During cross-examination, appellant's counsel, through use of diagrams and photographs of the area, established the exact location of the alleged sales. Counsel then attempted to challenge the ability of the officer to observe by inquiring whether the officer was on the south side of the street. The government objected to the question and the court sustained the objection. Counsel then inquired whether the officer was in a building. The government again objected and objection was sustained. In a bench conference, counsel requested permission from the court to inquire into the officer's location, proffering that he had photographs indicating the existence of buildings in the area from which the officer would not have been able to observe appellant.

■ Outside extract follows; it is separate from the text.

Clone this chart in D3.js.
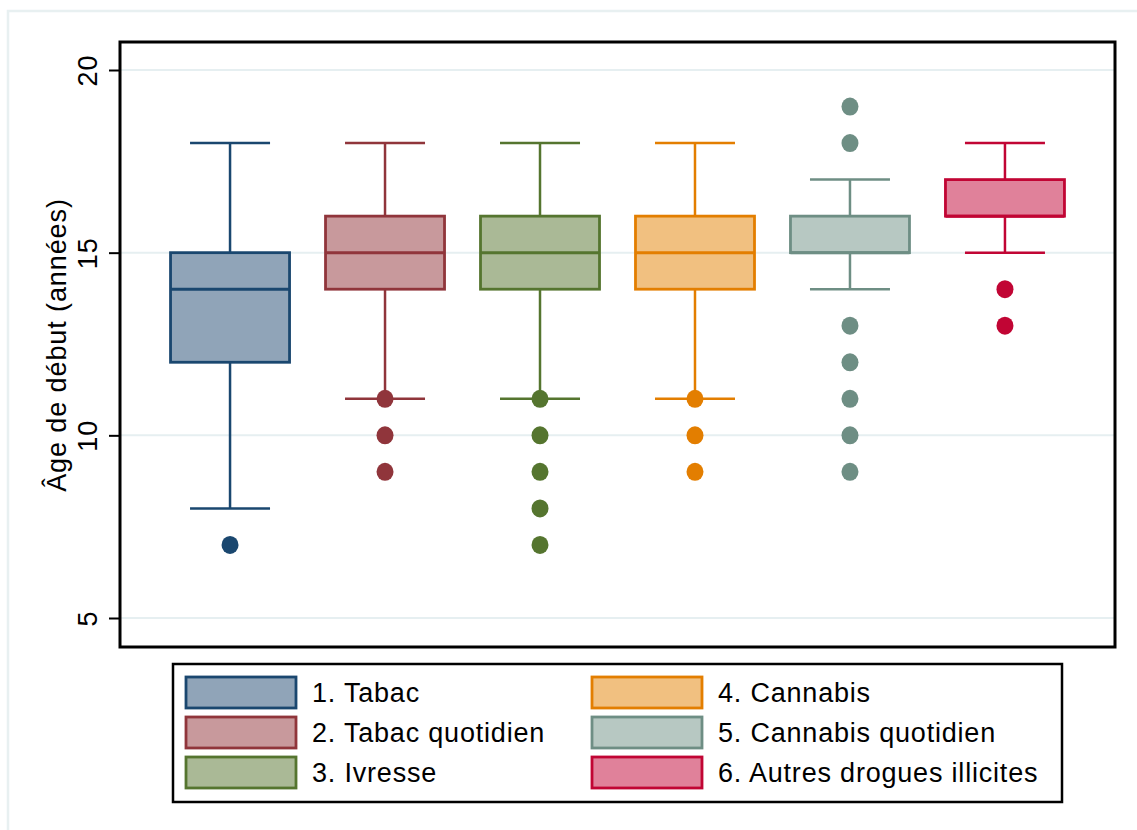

The trial court refused to grant the request making what was a misstatement of the burden of proof.
Once appellant met the requirements of showing need, the court was required to balance the "defendant's personal interest in avoiding wrongful conviction" against the government's interest in protecting its surveillance site. Thompson, supra, 472 A.2d at 900-01. Having erroneously concluded that appellant's showing of need was inadequate, the trial court never engaged in this balancing and therefore never reached a determination on the disclosure issue. Keeping in mind that an important substantive right of appellant is involved and that a balancing of the two societal interests mandates adherence to the "fundamental requirements of fairness," I would remand to the trial court for a hearing so that the trial judge can engage in the appropriate balancing test and, if the court concludes disclosure is required, for a new trial.
Thompson, supra, 472 A.2d at 900. We note the suggestion in Thompson that the "balancing process may be different at the trial stage from what it would have been at the pretrial stage. Id. (citing Hicks, supra, 431 A.2d at 22).
Id. (quoting Roviaro, supra, 353 U.S. at 60, 77 S.Ct. at 628).